RECORDS SUPPLIED >>
****************

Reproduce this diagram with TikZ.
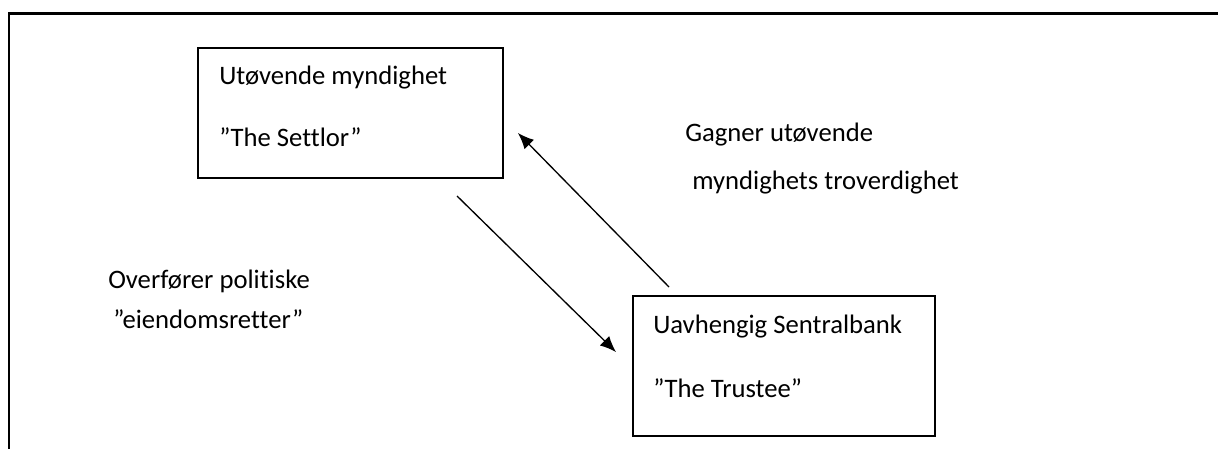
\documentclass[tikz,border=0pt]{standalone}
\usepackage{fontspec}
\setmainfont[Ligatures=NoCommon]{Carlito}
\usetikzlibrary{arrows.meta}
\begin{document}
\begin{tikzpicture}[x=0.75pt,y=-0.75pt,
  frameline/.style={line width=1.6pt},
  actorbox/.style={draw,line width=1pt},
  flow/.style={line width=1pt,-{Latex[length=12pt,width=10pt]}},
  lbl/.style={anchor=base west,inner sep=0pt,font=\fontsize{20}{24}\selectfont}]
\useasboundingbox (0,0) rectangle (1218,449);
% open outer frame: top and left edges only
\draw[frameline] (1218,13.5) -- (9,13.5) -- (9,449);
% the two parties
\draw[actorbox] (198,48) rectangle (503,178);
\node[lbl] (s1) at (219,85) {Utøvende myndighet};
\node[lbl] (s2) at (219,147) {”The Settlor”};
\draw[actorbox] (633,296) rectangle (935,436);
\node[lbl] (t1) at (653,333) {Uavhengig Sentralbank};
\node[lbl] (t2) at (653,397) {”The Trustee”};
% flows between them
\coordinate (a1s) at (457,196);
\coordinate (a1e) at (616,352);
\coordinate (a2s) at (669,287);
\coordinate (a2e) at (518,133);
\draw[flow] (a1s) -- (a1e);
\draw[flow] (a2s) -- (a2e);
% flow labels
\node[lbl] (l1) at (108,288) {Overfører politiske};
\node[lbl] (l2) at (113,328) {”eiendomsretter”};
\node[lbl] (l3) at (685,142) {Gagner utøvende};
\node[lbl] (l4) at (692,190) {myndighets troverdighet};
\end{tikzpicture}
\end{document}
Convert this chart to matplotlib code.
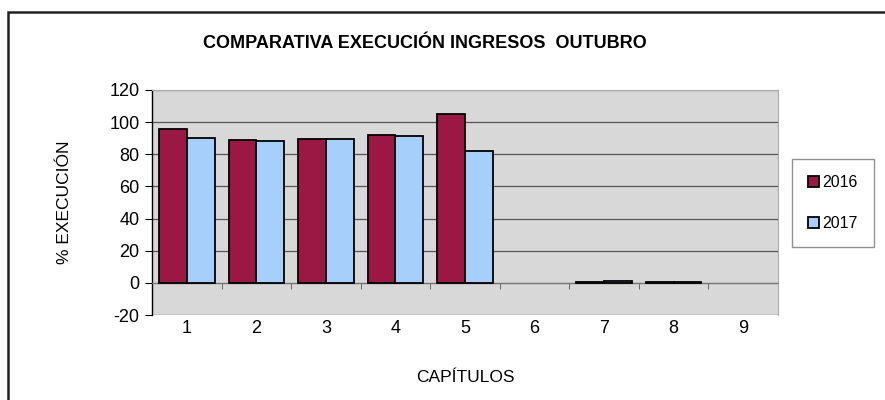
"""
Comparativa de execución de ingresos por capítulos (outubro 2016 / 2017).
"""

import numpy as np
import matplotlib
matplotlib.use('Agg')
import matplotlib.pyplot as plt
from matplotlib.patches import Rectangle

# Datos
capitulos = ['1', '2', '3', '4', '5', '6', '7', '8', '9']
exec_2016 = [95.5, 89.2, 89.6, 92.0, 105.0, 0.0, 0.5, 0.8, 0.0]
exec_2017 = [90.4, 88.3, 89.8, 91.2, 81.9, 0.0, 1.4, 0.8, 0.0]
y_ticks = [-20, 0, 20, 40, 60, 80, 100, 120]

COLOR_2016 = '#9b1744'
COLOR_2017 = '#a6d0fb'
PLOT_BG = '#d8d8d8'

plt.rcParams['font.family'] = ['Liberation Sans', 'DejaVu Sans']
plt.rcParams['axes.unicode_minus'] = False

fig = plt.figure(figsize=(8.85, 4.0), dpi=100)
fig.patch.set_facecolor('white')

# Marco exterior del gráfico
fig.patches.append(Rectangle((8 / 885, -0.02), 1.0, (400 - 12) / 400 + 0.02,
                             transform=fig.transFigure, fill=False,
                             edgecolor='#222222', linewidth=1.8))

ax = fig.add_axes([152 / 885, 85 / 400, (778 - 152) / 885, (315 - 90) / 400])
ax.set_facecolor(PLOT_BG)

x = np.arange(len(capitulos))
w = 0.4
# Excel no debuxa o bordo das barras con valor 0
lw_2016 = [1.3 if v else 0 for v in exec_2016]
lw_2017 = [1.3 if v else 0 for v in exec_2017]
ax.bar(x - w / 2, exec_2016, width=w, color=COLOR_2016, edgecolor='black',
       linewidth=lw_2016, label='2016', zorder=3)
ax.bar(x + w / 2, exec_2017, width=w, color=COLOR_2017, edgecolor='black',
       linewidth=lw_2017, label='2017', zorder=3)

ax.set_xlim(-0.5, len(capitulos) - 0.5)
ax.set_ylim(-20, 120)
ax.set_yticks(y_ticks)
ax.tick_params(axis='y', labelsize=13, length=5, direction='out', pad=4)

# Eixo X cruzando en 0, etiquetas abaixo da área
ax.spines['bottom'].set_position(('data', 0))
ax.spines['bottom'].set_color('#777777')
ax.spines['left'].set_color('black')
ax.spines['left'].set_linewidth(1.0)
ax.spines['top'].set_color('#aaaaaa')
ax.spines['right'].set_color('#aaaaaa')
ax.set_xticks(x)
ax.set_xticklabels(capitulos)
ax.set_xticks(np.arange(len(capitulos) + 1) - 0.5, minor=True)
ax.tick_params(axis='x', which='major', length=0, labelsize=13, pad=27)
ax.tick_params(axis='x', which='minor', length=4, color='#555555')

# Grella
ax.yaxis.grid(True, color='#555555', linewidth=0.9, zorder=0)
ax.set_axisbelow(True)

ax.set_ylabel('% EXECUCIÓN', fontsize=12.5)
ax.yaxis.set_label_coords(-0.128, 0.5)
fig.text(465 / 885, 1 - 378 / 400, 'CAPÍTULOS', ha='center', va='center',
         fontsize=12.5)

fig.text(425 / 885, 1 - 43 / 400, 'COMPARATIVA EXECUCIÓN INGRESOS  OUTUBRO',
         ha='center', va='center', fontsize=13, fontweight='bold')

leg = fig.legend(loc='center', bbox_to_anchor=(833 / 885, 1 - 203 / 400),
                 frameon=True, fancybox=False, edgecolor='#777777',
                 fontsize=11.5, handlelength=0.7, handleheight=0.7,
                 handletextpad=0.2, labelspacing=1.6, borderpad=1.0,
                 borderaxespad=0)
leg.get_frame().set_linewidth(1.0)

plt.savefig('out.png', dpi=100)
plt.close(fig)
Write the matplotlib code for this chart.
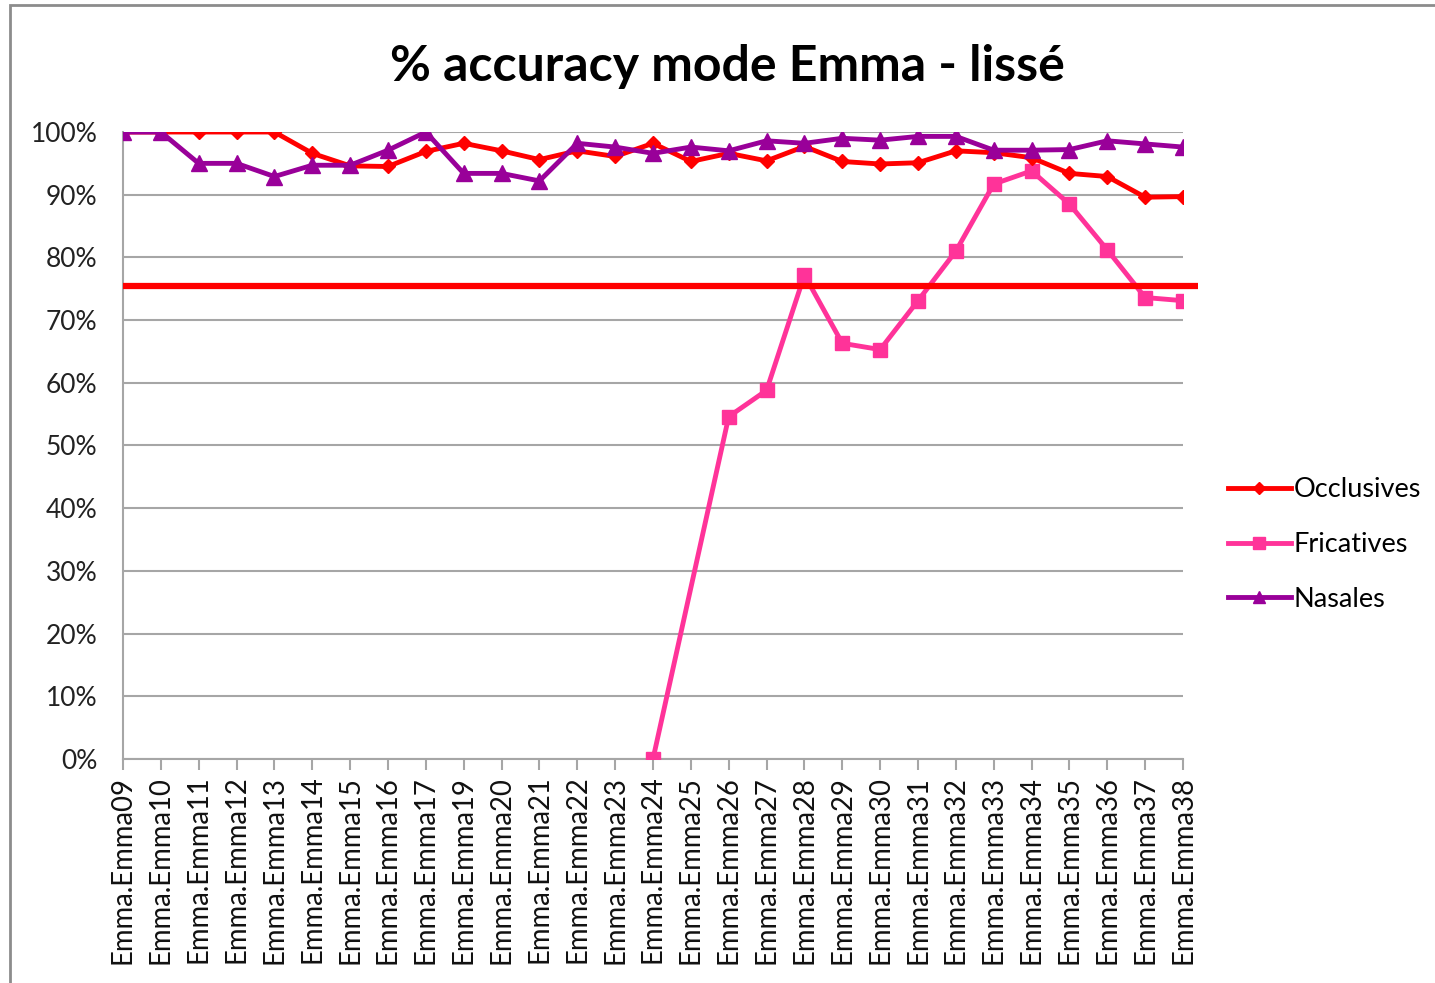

****************

WHAT YOU WILL DO >> Pictures are excluded; copy every other part of the records exactly.

TASK ANSWER >>
Reproduce this diagram with TikZ.
\documentclass[tikz,border=0pt]{standalone}
\usepackage{fontspec}
\setmainfont[Ligatures=NoCommon]{Carlito}
\usetikzlibrary{arrows.meta}
\begin{document}
\begin{tikzpicture}[x=0.75pt,y=-0.75pt,
  frameline/.style={line width=1.6pt},
  actorbox/.style={draw,line width=1pt},
  flow/.style={line width=1pt,-{Latex[length=12pt,width=10pt]}},
  lbl/.style={anchor=base west,inner sep=0pt,font=\fontsize{20}{24}\selectfont}]
\useasboundingbox (0,0) rectangle (1218,449);
% open outer frame: top and left edges only
\draw[frameline] (1218,13.5) -- (9,13.5) -- (9,449);
% the two parties
\draw[actorbox] (198,48) rectangle (503,178);
\node[lbl] (s1) at (219,85) {Utøvende myndighet};
\node[lbl] (s2) at (219,147) {”The Settlor”};
\draw[actorbox] (633,296) rectangle (935,436);
\node[lbl] (t1) at (653,333) {Uavhengig Sentralbank};
\node[lbl] (t2) at (653,397) {”The Trustee”};
% flows between them
\coordinate (a1s) at (457,196);
\coordinate (a1e) at (616,352);
\coordinate (a2s) at (669,287);
\coordinate (a2e) at (518,133);
\draw[flow] (a1s) -- (a1e);
\draw[flow] (a2s) -- (a2e);
% flow labels
\node[lbl] (l1) at (108,288) {Overfører politiske};
\node[lbl] (l2) at (113,328) {”eiendomsretter”};
\node[lbl] (l3) at (685,142) {Gagner utøvende};
\node[lbl] (l4) at (692,190) {myndighets troverdighet};
\end{tikzpicture}
\end{document}
Convert this chart to matplotlib code.
"""
Comparativa de execución de ingresos por capítulos (outubro 2016 / 2017).
"""

import numpy as np
import matplotlib
matplotlib.use('Agg')
import matplotlib.pyplot as plt
from matplotlib.patches import Rectangle

# Datos
capitulos = ['1', '2', '3', '4', '5', '6', '7', '8', '9']
exec_2016 = [95.5, 89.2, 89.6, 92.0, 105.0, 0.0, 0.5, 0.8, 0.0]
exec_2017 = [90.4, 88.3, 89.8, 91.2, 81.9, 0.0, 1.4, 0.8, 0.0]
y_ticks = [-20, 0, 20, 40, 60, 80, 100, 120]

COLOR_2016 = '#9b1744'
COLOR_2017 = '#a6d0fb'
PLOT_BG = '#d8d8d8'

plt.rcParams['font.family'] = ['Liberation Sans', 'DejaVu Sans']
plt.rcParams['axes.unicode_minus'] = False

fig = plt.figure(figsize=(8.85, 4.0), dpi=100)
fig.patch.set_facecolor('white')

# Marco exterior del gráfico
fig.patches.append(Rectangle((8 / 885, -0.02), 1.0, (400 - 12) / 400 + 0.02,
                             transform=fig.transFigure, fill=False,
                             edgecolor='#222222', linewidth=1.8))

ax = fig.add_axes([152 / 885, 85 / 400, (778 - 152) / 885, (315 - 90) / 400])
ax.set_facecolor(PLOT_BG)

x = np.arange(len(capitulos))
w = 0.4
# Excel no debuxa o bordo das barras con valor 0
lw_2016 = [1.3 if v else 0 for v in exec_2016]
lw_2017 = [1.3 if v else 0 for v in exec_2017]
ax.bar(x - w / 2, exec_2016, width=w, color=COLOR_2016, edgecolor='black',
       linewidth=lw_2016, label='2016', zorder=3)
ax.bar(x + w / 2, exec_2017, width=w, color=COLOR_2017, edgecolor='black',
       linewidth=lw_2017, label='2017', zorder=3)

ax.set_xlim(-0.5, len(capitulos) - 0.5)
ax.set_ylim(-20, 120)
ax.set_yticks(y_ticks)
ax.tick_params(axis='y', labelsize=13, length=5, direction='out', pad=4)

# Eixo X cruzando en 0, etiquetas abaixo da área
ax.spines['bottom'].set_position(('data', 0))
ax.spines['bottom'].set_color('#777777')
ax.spines['left'].set_color('black')
ax.spines['left'].set_linewidth(1.0)
ax.spines['top'].set_color('#aaaaaa')
ax.spines['right'].set_color('#aaaaaa')
ax.set_xticks(x)
ax.set_xticklabels(capitulos)
ax.set_xticks(np.arange(len(capitulos) + 1) - 0.5, minor=True)
ax.tick_params(axis='x', which='major', length=0, labelsize=13, pad=27)
ax.tick_params(axis='x', which='minor', length=4, color='#555555')

# Grella
ax.yaxis.grid(True, color='#555555', linewidth=0.9, zorder=0)
ax.set_axisbelow(True)

ax.set_ylabel('% EXECUCIÓN', fontsize=12.5)
ax.yaxis.set_label_coords(-0.128, 0.5)
fig.text(465 / 885, 1 - 378 / 400, 'CAPÍTULOS', ha='center', va='center',
         fontsize=12.5)

fig.text(425 / 885, 1 - 43 / 400, 'COMPARATIVA EXECUCIÓN INGRESOS  OUTUBRO',
         ha='center', va='center', fontsize=13, fontweight='bold')

leg = fig.legend(loc='center', bbox_to_anchor=(833 / 885, 1 - 203 / 400),
                 frameon=True, fancybox=False, edgecolor='#777777',
                 fontsize=11.5, handlelength=0.7, handleheight=0.7,
                 handletextpad=0.2, labelspacing=1.6, borderpad=1.0,
                 borderaxespad=0)
leg.get_frame().set_linewidth(1.0)

plt.savefig('out.png', dpi=100)
plt.close(fig)
Write the matplotlib code for this chart.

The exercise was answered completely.